Fresh Produce Discussion Blog

Created by The Packer's National Editor Tom Karst

Wednesday, June 11, 2008

“Briefings from Dr. Bob Whitaker”

As passed on by Julia Stewart, the June 10 briefing from Dr. Bob Whitaker is posted on the PMA Web site here. Go to the PMA site for the complete transcript and audio recording, but here is one excerpt where Whitaker talks about how shippers can't "test their way" to food safety:

We can’t test every tomato, that is too expensive – and you end up with no fruit to sell because you had to destroy it all to test it.

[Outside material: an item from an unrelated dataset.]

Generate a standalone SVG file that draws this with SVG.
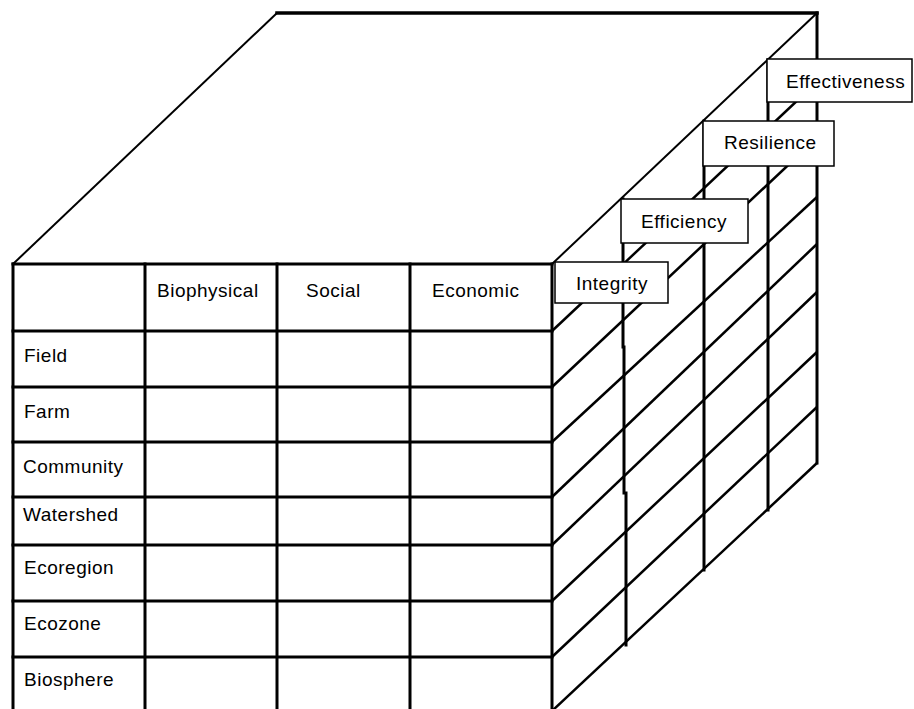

Instead, you need to rely on statistical sampling to have confidence that you can eliminate any tomato that is contaminated. But because we believe that contamination events happen so infrequently and at low levels, there simply is not a satisfactory statistical solution to the problem. You can’t just take 20 or 30 tomatoes from a harvest of a thousand and sample them, get a negative result and expect that the remainder of the product is free of pathogens.

Here’s why: Let’s say there are a thousand tomato plants in a block for harvest. Let’s also say that we are going to harvest 20 fruits from each plant over the next 3 weeks; so 60,000 total tomato fruits will come out of that single block. Now let’s say that somehow during the harvest period, 200 fruits have become contaminated with a very low level of Salmonella. You have all your tomatoes in boxes; how do you sample to be sure you can eliminate those that are contaminated? Try it another way, imagine trying to pick 200 black marbles out of a huge box of 60,000 white marbles – and do it blindfolded to boot, because remember, you can’t see bacteria like salmonella. How many times would you have to “sample” the box to get all 200 black marbles? It is a daunting question and given the time, cost and the fact that the test is destructive, it is not practical.

So while the perception of product testing for pathogens on products sounds great, in reality it is currently too difficult to do with any acceptable sense of credibility. You are better off spending your resources to prevent contamination in the first place by having rigorous and frequently reviewed risk-based food safety programs in place.